As to the reporting of the difference in value between the standard bulk mailing rate and the non-profit mailing rate by both the party committee and the candidate committee as an in-kind contribution (and/or expenditure), Federal Election Commission Rule, 11 CFR 100.07(a) (1) (iii) (A), provides that the term "anything of value" includes all in-kind contributions, and that "If goods or services are provided at less than the usual and normal charge, the amount of the in-kind contribution is the difference between the usual and the normal charge for the goods or services at the time of the contribution and the amount charged the political committee." See also 11 CFR 100.08 (a) (1) (iv) (A).

There are a series of Federal Election Commission advisory opinions which view a discount below the "usual and normal charge" to be an in-kind contribution, and where goods or services are provided at a charge which is less than the usual and normal charge, the provider thereof is deemed to have made an in-kind contribution in the amount of the difference between the usual and normal charge for those goods and services at the time of the contribution and the amount charged. See Federal Election Commission advisory opinions AO 1978-45; Informational Letter re AOR 1976-30, Paragraph 6002, CCH, Federal Election Campaign Guide; AO 1982-4; AO 1982-8; AO 1977-45.

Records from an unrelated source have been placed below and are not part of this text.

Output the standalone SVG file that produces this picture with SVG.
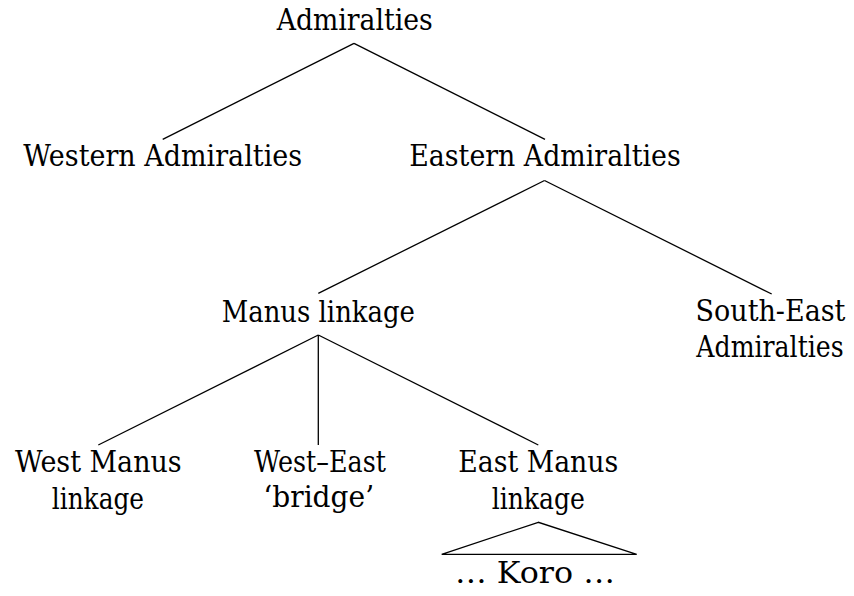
<svg xmlns="http://www.w3.org/2000/svg" width="854" height="596" viewBox="0 0 854 596">
<style>
text{font-family:'DejaVu Serif','Liberation Serif',serif;font-size:30px;fill:#000;text-anchor:middle}
.e{stroke:#000;stroke-width:1.3;fill:none}
</style>
<rect width="854" height="596" fill="#fff"/>
<g id="connectors">
<line class="e" x1="354" y1="43.3" x2="162.7" y2="139.3"/>
<line class="e" x1="354" y1="43.3" x2="545" y2="139.3"/>
<line class="e" x1="544.5" y1="180.5" x2="318.3" y2="293.3"/>
<line class="e" x1="544.5" y1="180.5" x2="771.7" y2="294"/>
<line class="e" x1="318.3" y1="335" x2="98.3" y2="445"/>
<line class="e" x1="318.3" y1="335" x2="318.3" y2="445"/>
<line class="e" x1="318.3" y1="335" x2="538.3" y2="445"/>
<polygon class="e" points="538.3,522.3 441.7,554.3 636.7,554.3"/>
</g>
<g id="n-admiralties"><text x="354.7" y="30" textLength="156" lengthAdjust="spacingAndGlyphs">Admiralties</text></g>
<g id="n-western"><text x="162.7" y="165.7" textLength="278.7" lengthAdjust="spacingAndGlyphs">Western Admiralties</text></g>
<g id="n-eastern"><text x="545" y="165.7" textLength="271.4" lengthAdjust="spacingAndGlyphs">Eastern Admiralties</text></g>
<g id="n-manus"><text x="318.3" y="321.7" textLength="193.3" lengthAdjust="spacingAndGlyphs">Manus linkage</text></g>
<g id="n-southeast"><text transform="translate(770.5,320.7) scale(0.9,1)" x="0" y="0">South-East</text><text transform="translate(770,356.7) scale(0.84,1)" x="0" y="0">Admiralties</text></g>
<g id="n-westmanus"><text x="98.3" y="472.3" textLength="166.7" lengthAdjust="spacingAndGlyphs">West Manus</text><text x="97.9" y="508.5" textLength="92.3" lengthAdjust="spacingAndGlyphs">linkage</text></g>
<g id="n-bridge"><text x="320" y="471.7" textLength="132" lengthAdjust="spacingAndGlyphs">West–East</text><text x="318.7" y="506.7" textLength="110.7" lengthAdjust="spacingAndGlyphs">‘bridge’</text></g>
<g id="n-eastmanus"><text x="538.3" y="471.7" textLength="160" lengthAdjust="spacingAndGlyphs">East Manus</text><text x="538.3" y="508.5" textLength="93.3" lengthAdjust="spacingAndGlyphs">linkage</text></g>
<g id="n-koro"><text x="535" y="583.3" textLength="160" lengthAdjust="spacingAndGlyphs">… Koro …</text></g>
</svg>
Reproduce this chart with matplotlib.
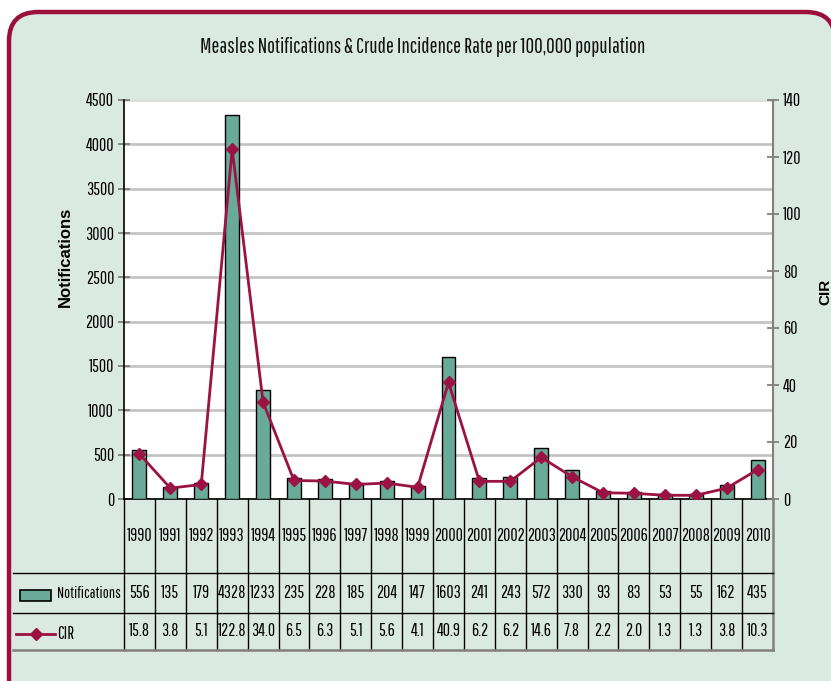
import matplotlib
matplotlib.use("Agg")
import matplotlib.pyplot as plt
from matplotlib.patches import FancyBboxPatch, Rectangle
from matplotlib.lines import Line2D
import matplotlib.transforms as mtransforms

years = [str(y) for y in range(1990, 2011)]
notifications = [556, 135, 179, 4328, 1233, 235, 228, 185, 204, 147, 1603,
                 241, 243, 572, 330, 93, 83, 53, 55, 162, 435]
cir = [15.8, 3.8, 5.1, 122.8, 34.0, 6.5, 6.3, 5.1, 5.6, 4.1, 40.9,
       6.2, 6.2, 14.6, 7.8, 2.2, 2.0, 1.3, 1.3, 3.8, 10.3]
cir_labels = ["15.8", "3.8", "5.1", "122.8", "34.0", "6.5", "6.3", "5.1", "5.6", "4.1", "40.9",
              "6.2", "6.2", "14.6", "7.8", "2.2", "2.0", "1.3", "1.3", "3.8", "10.3"]
left_ticks = list(range(0, 4501, 500))
right_ticks = list(range(0, 141, 20))
title = "Measles Notifications & Crude Incidence Rate per 100,000 population"

plt.rcParams['font.family'] = ['Pathway Gothic One', 'DejaVu Sans']

BG = "#dbe9e3"
BORDER = "#9b0f3b"
BAR = "#6aaa98"
LINE = "#9b1343"
FS = 12.8

W, H = 831, 681
fig = plt.figure(figsize=(W / 100, H / 100), dpi=100)
fig.patch.set_facecolor("white")

panel = FancyBboxPatch((9 / W, -0.1), (835 - 9) / W, (H - 12) / H + 0.1,
                       boxstyle="round,pad=0,rounding_size=0.035",
                       transform=fig.transFigure, facecolor=BG, edgecolor=BORDER,
                       linewidth=3.2, zorder=-10, mutation_aspect=W / H)
fig.patches.append(panel)

ax_l, ax_r, ax_t, ax_b = 124, 773, 100, 499
ax = fig.add_axes([ax_l / W, 1 - ax_b / H, (ax_r - ax_l) / W, (ax_b - ax_t) / H])
ax.set_facecolor("white")
x = list(range(len(years)))
ax.bar(x, notifications, width=0.45, color=BAR, edgecolor="black", linewidth=1.0, zorder=3)
ax.set_xlim(-0.5, len(years) - 0.5)
ax.set_ylim(0, 4500)
ax.set_yticks(left_ticks)
ax.set_yticklabels([str(t) for t in left_ticks])
ax.set_xticks([])
ax.grid(axis="y", color="#c4c4c4", linewidth=2.0, zorder=0)
ax.get_ygridlines()[-1].set_color("#dcdcdc")
ax.set_axisbelow(True)
ax.tick_params(axis="y", direction="inout", length=8, width=1.2, color="#777777",
               labelsize=FS, pad=3)
for s in ["top", "right"]:
    ax.spines[s].set_visible(False)
ax.spines["left"].set_color("black")
ax.spines["bottom"].set_color("black")
ax.spines["left"].set_linewidth(1.2)
ax.spines["bottom"].set_linewidth(1.2)

ax2 = ax.twinx()
ax2.plot(x, cir, color=LINE, linewidth=2.0, marker="D", markersize=6.5, zorder=5)
ax2.set_ylim(0, 140)
ax2.set_yticks(right_ticks)
ax2.set_yticklabels([str(t) for t in right_ticks])
ax2.tick_params(axis="y", direction="inout", length=8, width=1.2, color="#777777",
                labelsize=FS, pad=3)
for s in ["top", "left", "bottom"]:
    ax2.spines[s].set_visible(False)
ax2.spines["right"].set_color("#808080")
ax2.spines["right"].set_linewidth(1.5)

fig.text(423 / W, 1 - 47 / H, title, ha="center", va="center", fontsize=15.2, color="#111111")
fig.text(65 / W, 1 - 257 / H, "Notifications", rotation=90, ha="center", va="center",
         fontsize=12, fontweight="bold", family=["Liberation Sans", "DejaVu Sans"])
fig.text(825 / W, 1 - 292 / H, "CIR", rotation=90, ha="center", va="center",
         fontsize=11, fontweight="bold", family=["Liberation Sans", "DejaVu Sans"])

# data table below the axes
trans = mtransforms.blended_transform_factory(ax.transData, ax.transAxes)
h = ax_b - ax_t
def fy(ypix):
    return -(ypix - ax_b) / h
y_years, y_notif, y_cir = fy(573), fy(613), fy(650)
x_left = -0.5 - (ax_l - 13) / ((ax_r - ax_l) / len(years))
n = len(years)
for i in range(n + 1):
    xv = i - 0.5
    col = "#808080" if i == n else "black"
    lw = 1.8 if i == n else 1.0
    ax.add_line(Line2D([xv, xv], [0, y_cir], transform=trans, color=col, linewidth=lw, clip_on=False))
for yv in [y_years, y_notif, y_cir]:
    col = "#808080" if yv == y_cir else "black"
    lw = 1.8 if yv == y_cir else 1.0
    ax.add_line(Line2D([x_left, n - 0.5], [yv, yv], transform=trans, color=col, linewidth=lw, clip_on=False))
for i in range(n):
    ax.text(i, (0 + y_years) / 2, years[i], transform=trans, ha="center", va="center", fontsize=FS)
    ax.text(i, (y_years + y_notif) / 2, str(notifications[i]), transform=trans, ha="center", va="center", fontsize=FS)
    ax.text(i, (y_notif + y_cir) / 2, cir_labels[i], transform=trans, ha="center", va="center", fontsize=FS)

# legend keys in header column
fig.patches.append(Rectangle((20 / W, 1 - 601 / H), 31 / W, 11 / H, transform=fig.transFigure,
                             facecolor=BAR, edgecolor="black", linewidth=1.2, zorder=5))
fig.text(57 / W, 1 - 594 / H, "Notifications", ha="left", va="center", fontsize=11.5)
fig.lines.append(Line2D([16 / W, 55 / W], [1 - 634 / H, 1 - 634 / H], transform=fig.transFigure,
                        color=LINE, linewidth=2.0))
fig.lines.append(Line2D([36 / W], [1 - 634 / H], transform=fig.transFigure,
                        color=LINE, marker="D", markersize=6.5, linestyle="none"))
fig.text(57 / W, 1 - 634 / H, "CIR", ha="left", va="center", fontsize=FS)

fig.savefig("out.png", dpi=100, facecolor=fig.get_facecolor())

Therefore, in view of the rationale of the foregoing advisory opinions and the postal regulations to the effect that a candidate is not entitled to mail at the non-profit bulk rate, it is our position that the difference in cost by reason of permitting the use of the party committee's permit at a rate less than what the candidate would have paid for a similar mailing had he done so on his own bulk-rate permit should be deemed to be an in-kind contribution and reportable on the Campaign Statements of both the political party committee and the candidate.